== Records supplied ==

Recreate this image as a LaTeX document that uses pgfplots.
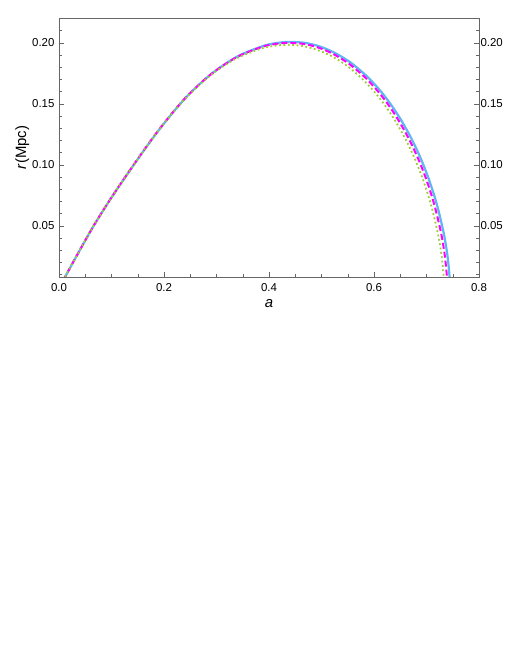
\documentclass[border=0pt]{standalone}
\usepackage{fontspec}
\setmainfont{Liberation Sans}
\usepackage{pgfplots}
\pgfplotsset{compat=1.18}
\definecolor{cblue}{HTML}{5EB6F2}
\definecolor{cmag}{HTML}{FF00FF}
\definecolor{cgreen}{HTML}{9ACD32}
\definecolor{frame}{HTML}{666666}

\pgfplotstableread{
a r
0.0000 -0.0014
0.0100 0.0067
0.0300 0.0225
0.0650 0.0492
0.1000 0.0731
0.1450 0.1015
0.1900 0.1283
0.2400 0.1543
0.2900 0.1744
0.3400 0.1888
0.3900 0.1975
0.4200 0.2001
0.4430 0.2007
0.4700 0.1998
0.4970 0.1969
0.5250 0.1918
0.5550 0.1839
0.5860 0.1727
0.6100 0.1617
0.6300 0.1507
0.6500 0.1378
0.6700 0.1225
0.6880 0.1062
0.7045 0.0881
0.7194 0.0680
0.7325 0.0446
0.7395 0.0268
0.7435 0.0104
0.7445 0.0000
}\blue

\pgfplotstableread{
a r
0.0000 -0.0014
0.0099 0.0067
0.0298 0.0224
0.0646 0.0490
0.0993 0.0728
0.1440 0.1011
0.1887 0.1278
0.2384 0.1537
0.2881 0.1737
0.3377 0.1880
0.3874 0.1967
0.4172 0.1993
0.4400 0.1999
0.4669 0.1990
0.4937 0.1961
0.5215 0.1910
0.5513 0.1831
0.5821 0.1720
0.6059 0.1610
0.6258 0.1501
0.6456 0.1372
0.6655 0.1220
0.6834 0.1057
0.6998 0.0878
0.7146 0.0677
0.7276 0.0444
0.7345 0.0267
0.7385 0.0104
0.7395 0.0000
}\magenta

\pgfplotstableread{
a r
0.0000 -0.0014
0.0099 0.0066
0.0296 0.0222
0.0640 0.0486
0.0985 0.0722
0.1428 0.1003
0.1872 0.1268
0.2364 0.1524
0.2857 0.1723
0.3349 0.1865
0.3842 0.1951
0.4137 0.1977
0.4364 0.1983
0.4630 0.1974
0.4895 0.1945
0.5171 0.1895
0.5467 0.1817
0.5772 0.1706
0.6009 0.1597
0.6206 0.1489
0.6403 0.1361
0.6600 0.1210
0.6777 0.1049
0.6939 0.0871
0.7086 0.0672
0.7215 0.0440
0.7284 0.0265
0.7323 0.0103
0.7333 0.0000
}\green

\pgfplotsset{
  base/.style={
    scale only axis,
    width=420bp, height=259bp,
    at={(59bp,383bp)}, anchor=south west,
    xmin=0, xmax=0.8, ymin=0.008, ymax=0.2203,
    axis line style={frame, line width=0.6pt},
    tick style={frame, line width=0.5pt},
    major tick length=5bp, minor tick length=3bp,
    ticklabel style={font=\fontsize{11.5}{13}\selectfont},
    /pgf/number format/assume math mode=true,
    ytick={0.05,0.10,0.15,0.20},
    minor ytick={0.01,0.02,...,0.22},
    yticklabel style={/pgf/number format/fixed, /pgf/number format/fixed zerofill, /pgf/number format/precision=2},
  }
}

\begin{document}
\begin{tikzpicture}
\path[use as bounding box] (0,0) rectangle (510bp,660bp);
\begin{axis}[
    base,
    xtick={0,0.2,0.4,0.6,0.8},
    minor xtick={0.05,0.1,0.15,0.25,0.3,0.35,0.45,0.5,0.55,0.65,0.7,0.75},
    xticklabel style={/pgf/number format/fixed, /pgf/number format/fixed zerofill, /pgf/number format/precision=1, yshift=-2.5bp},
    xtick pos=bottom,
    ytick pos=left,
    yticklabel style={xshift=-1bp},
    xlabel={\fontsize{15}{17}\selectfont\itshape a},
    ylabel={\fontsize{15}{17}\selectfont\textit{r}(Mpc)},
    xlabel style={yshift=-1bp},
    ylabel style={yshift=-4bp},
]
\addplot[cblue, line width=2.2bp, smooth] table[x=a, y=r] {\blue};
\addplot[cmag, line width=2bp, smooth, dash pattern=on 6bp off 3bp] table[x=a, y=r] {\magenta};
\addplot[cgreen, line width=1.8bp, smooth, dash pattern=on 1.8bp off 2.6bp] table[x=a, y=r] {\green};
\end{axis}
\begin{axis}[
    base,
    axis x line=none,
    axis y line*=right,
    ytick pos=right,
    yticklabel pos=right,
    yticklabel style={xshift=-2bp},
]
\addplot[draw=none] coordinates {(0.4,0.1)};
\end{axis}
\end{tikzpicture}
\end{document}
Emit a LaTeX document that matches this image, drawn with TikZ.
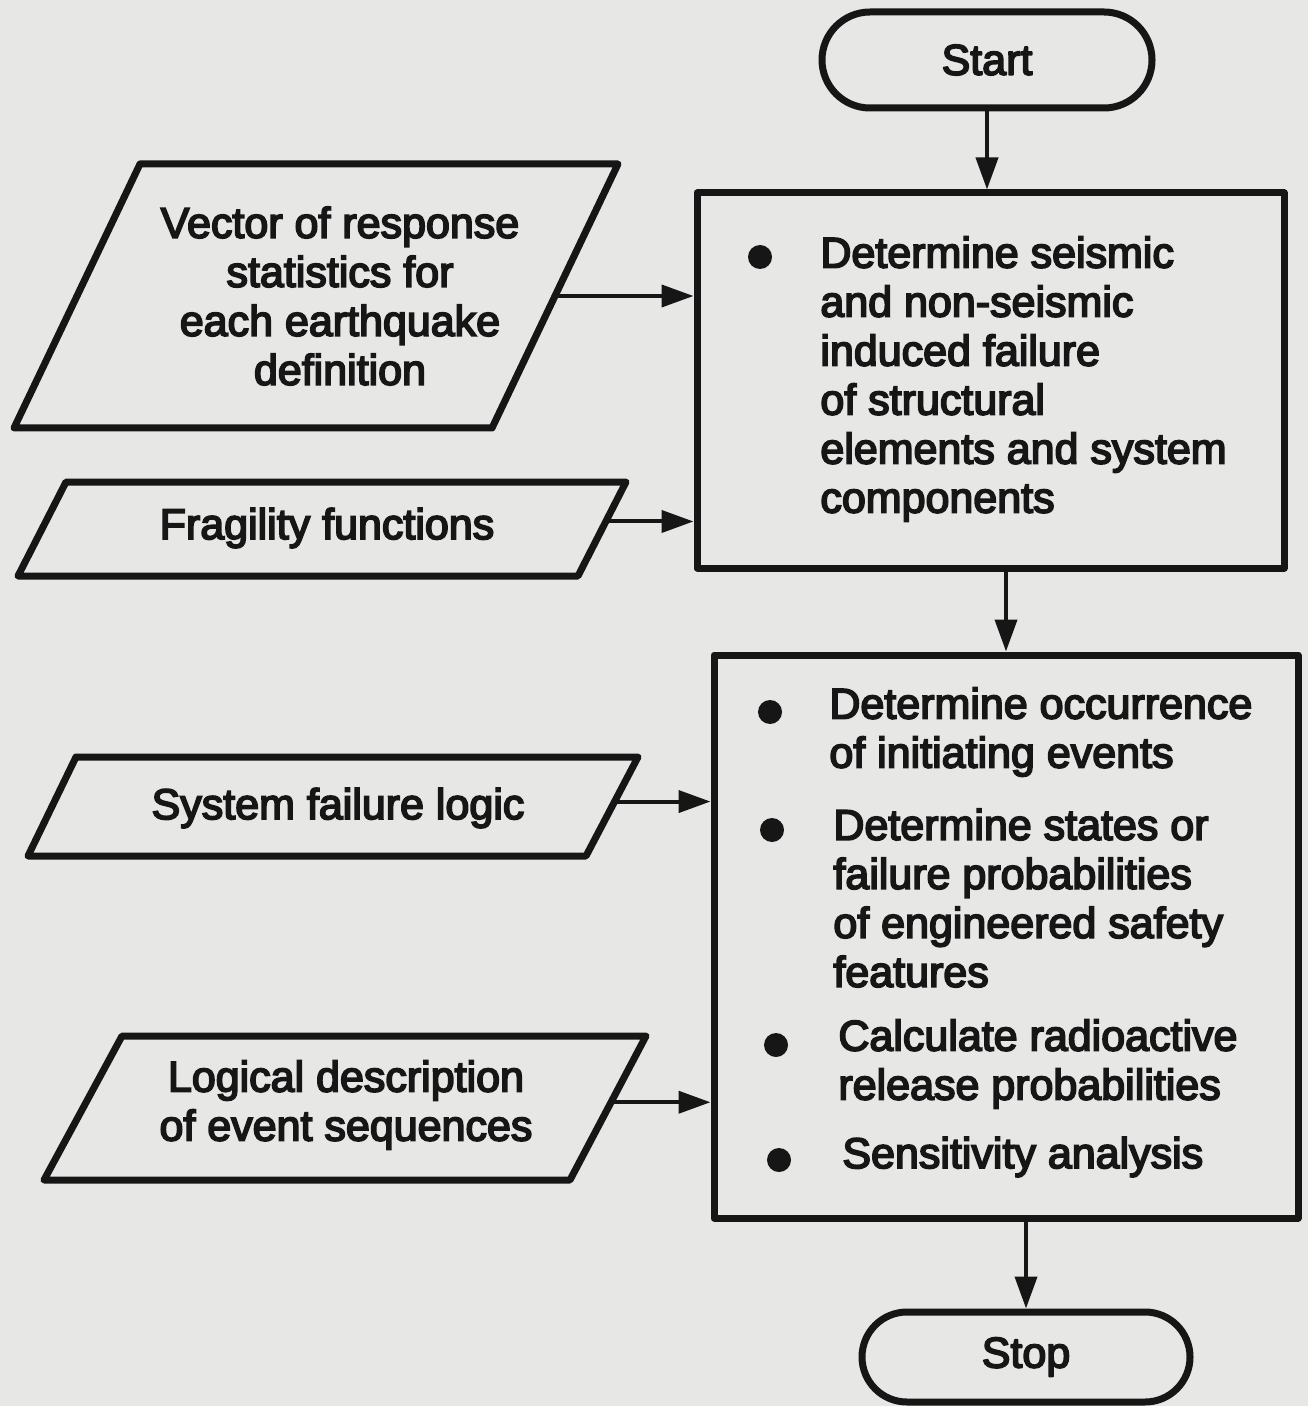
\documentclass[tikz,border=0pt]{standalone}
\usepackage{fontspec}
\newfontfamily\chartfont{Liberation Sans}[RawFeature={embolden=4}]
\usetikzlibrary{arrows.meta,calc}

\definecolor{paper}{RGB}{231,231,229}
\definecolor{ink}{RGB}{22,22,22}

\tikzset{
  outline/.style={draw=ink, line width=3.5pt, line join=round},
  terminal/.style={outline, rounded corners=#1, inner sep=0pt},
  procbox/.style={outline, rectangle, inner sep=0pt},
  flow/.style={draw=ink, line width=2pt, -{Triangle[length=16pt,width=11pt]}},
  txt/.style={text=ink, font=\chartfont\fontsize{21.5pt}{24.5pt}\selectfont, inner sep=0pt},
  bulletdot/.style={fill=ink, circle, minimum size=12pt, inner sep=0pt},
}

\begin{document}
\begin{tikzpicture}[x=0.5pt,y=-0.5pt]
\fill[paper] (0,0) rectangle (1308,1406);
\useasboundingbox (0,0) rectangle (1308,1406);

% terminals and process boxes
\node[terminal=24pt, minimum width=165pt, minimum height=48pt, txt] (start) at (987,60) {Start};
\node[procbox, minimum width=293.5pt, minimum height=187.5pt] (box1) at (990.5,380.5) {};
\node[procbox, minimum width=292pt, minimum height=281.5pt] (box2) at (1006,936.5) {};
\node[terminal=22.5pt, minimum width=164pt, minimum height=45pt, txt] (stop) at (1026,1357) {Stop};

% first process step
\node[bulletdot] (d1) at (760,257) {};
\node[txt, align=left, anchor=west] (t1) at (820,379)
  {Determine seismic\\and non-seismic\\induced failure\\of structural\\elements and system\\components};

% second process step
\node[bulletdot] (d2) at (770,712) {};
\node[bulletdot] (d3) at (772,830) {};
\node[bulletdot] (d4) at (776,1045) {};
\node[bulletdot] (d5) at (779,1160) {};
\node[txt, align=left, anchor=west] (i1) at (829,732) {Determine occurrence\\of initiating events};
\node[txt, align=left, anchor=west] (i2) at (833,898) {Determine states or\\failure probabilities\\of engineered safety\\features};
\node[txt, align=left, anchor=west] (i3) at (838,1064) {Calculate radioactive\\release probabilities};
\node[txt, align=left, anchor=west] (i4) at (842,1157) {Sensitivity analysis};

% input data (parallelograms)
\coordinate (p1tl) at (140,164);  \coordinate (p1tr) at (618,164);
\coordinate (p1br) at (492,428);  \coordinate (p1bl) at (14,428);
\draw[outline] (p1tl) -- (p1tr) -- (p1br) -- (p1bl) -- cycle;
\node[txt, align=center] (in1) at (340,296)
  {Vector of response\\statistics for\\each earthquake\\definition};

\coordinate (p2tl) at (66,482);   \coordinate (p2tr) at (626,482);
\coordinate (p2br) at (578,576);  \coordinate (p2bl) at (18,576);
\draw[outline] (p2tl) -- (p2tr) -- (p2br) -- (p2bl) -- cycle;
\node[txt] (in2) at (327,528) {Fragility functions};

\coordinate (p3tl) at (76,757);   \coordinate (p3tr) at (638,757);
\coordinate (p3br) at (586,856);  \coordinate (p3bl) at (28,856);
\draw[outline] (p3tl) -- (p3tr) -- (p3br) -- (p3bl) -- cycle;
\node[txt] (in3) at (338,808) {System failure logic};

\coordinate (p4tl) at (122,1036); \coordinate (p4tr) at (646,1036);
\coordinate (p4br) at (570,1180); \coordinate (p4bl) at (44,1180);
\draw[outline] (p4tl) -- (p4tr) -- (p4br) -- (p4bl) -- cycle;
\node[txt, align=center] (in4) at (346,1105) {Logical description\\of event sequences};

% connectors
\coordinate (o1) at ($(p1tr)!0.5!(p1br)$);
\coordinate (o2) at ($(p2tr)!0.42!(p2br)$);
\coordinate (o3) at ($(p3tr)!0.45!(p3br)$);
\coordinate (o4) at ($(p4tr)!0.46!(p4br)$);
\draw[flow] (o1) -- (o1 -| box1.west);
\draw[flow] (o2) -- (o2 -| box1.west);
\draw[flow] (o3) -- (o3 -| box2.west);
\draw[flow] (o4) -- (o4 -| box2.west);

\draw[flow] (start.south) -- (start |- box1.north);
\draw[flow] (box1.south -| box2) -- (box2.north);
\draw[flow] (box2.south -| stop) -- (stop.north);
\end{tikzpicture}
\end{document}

===

** What is asked **
Without any pictures, set down the lines from the one holding "Emit a LaTeX" through the one holding "seismic\\and non-seismic\\induced failure\\of".

** Solution for this task **
Emit a LaTeX document that matches this image, drawn with TikZ.
\documentclass[tikz,border=0pt]{standalone}
\usepackage{fontspec}
\newfontfamily\chartfont{Liberation Sans}[RawFeature={embolden=4}]
\usetikzlibrary{arrows.meta,calc}

\definecolor{paper}{RGB}{231,231,229}
\definecolor{ink}{RGB}{22,22,22}

\tikzset{
  outline/.style={draw=ink, line width=3.5pt, line join=round},
  terminal/.style={outline, rounded corners=#1, inner sep=0pt},
  procbox/.style={outline, rectangle, inner sep=0pt},
  flow/.style={draw=ink, line width=2pt, -{Triangle[length=16pt,width=11pt]}},
  txt/.style={text=ink, font=\chartfont\fontsize{21.5pt}{24.5pt}\selectfont, inner sep=0pt},
  bulletdot/.style={fill=ink, circle, minimum size=12pt, inner sep=0pt},
}

\begin{document}
\begin{tikzpicture}[x=0.5pt,y=-0.5pt]
\fill[paper] (0,0) rectangle (1308,1406);
\useasboundingbox (0,0) rectangle (1308,1406);

% terminals and process boxes
\node[terminal=24pt, minimum width=165pt, minimum height=48pt, txt] (start) at (987,60) {Start};
\node[procbox, minimum width=293.5pt, minimum height=187.5pt] (box1) at (990.5,380.5) {};
\node[procbox, minimum width=292pt, minimum height=281.5pt] (box2) at (1006,936.5) {};
\node[terminal=22.5pt, minimum width=164pt, minimum height=45pt, txt] (stop) at (1026,1357) {Stop};

% first process step
\node[bulletdot] (d1) at (760,257) {};
\node[txt, align=left, anchor=west] (t1) at (820,379)
  {Determine seismic\\and non-seismic\\induced failure\\of structural\\elements and system\\components};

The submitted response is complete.